Apart from that, microcode is usually designed to implement
a programming model rather than programming models being designed
to fit around a given microcode.

>> The very idea of specifying things in C is bad.
>> C might be an acceptable implementation language
>> (on political grounds more than on technical grounds),
>> but it is a very bad language to define and declare semantics.
> 
> And still it what everyone uses. With current system there are many things
> that can't be done without going through a C interface.
>
You are totally confused between  interfacing with C (through a FFI),
using C as a target (have you seen C code produced by Chicken, Stalin,
Gambit, Bigloo, Mercury, or any of these foo->C implementation?),
and integrating with C in direct style. In the former cases, you just use C
because it's the compulsory system's language. In the latter case, you
blankly accept the paradigm and evaluation model of C, with all its
limitations and lack of invariant-enforcement.

> In fact, I can't
> think of any mainstream system that would exist if C (or C++) didn't.
> So it has nothing to do with politics, it's more of a practical necessity.
Choosing a system because it is mainstream,
notwithstanding its technical merit or lack thereof is politics.
Why do you think people use PCs or Windows? Ever heard of LISP machines?

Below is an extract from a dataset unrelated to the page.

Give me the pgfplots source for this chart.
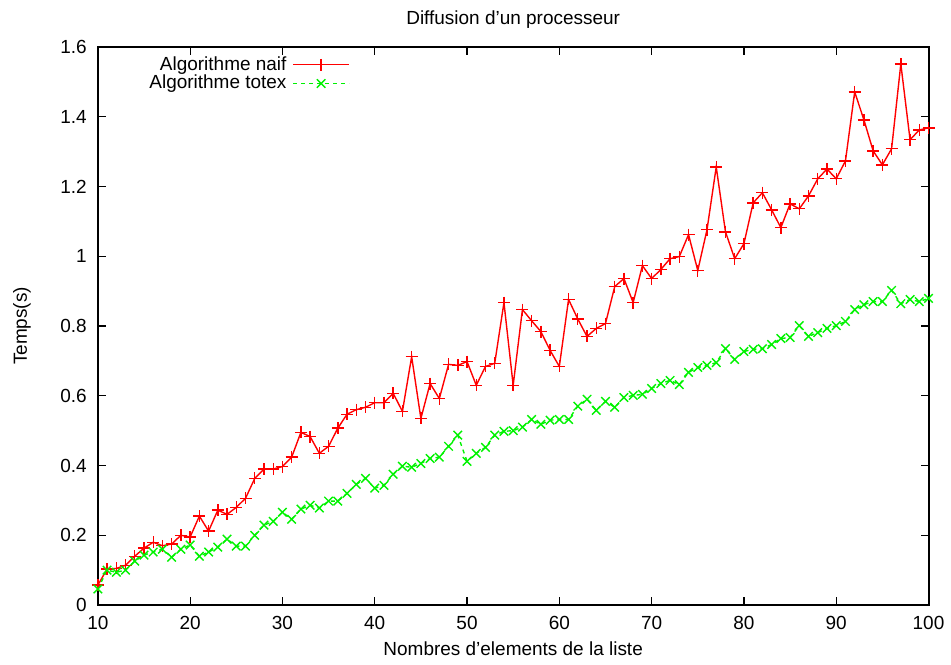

>> Ouch. All the disadvantages of currying, with none of the advantages.
> Why do you say that? Parameter objects are just a way of packaging
> parameters, and has nothing to do with currying, AFAIK.
"Way of packaging parameters", "nothing to do with currying". Nice oxymoron.

> [PL and OS]
You're very confused. Learn about semantics.
Maybe read my draft paper "Why a new OS".

>> PS: since you are in Chalmers, I suggest you study with Lennart Augustsson.
>> He might not share the Tunes philosophy (might not even know about it),
>
> Well, unfortunately I'm not.
Then do! Register for his courses! Move your a..!

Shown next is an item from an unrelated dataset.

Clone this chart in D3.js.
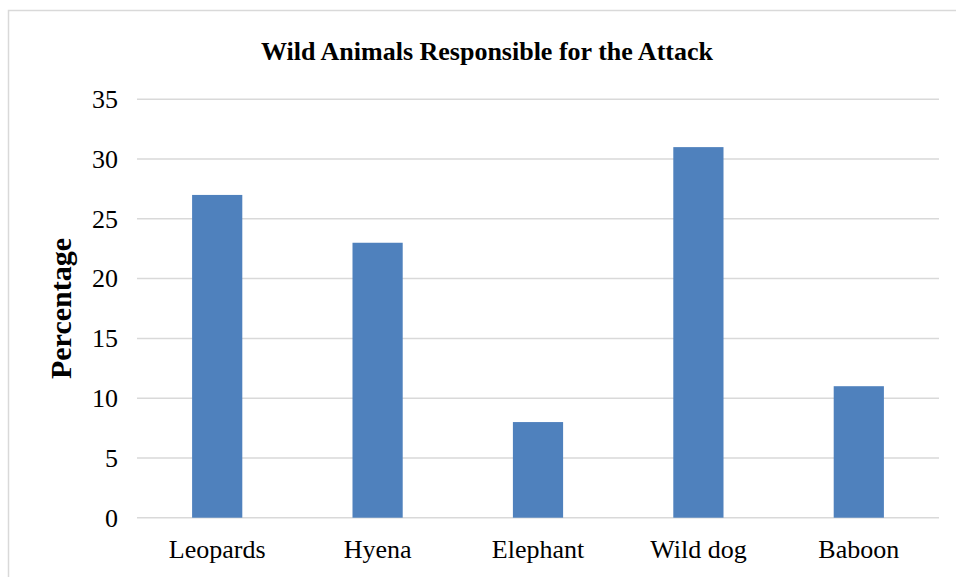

> And besides, it probably wouldn't be much idea to bother a probably
> already busy person I have not met with various programming problems. :-/
>
If you gently follow his courses, do the recommended exercises,
watch his techniques, and otherwise learn from him, he'll appreciate.
If you don't dare bother him, you can bother his sidekicks (PhD students).
You are lucky enough to be at a learning place with great hackers at hand.
Take advantage of it, by all means! Many of us envy you.
Note that as far as bothering already busy persons you have not met,
you seem already quite well versed in it.

To Tunesers: this kind of message suggests that our website doesn't guide
newcomers well enough. Anyone wants to take it in his hands?

Yours freely,

[ François-René ÐVB Rideau | Reflection&Cybernethics | http://fare.tunes.org ]
[  TUNES project for a Free Reflective Computing System  | http://tunes.org  ]
The last good thing written in C was Franz Schubert's Symphony number 9.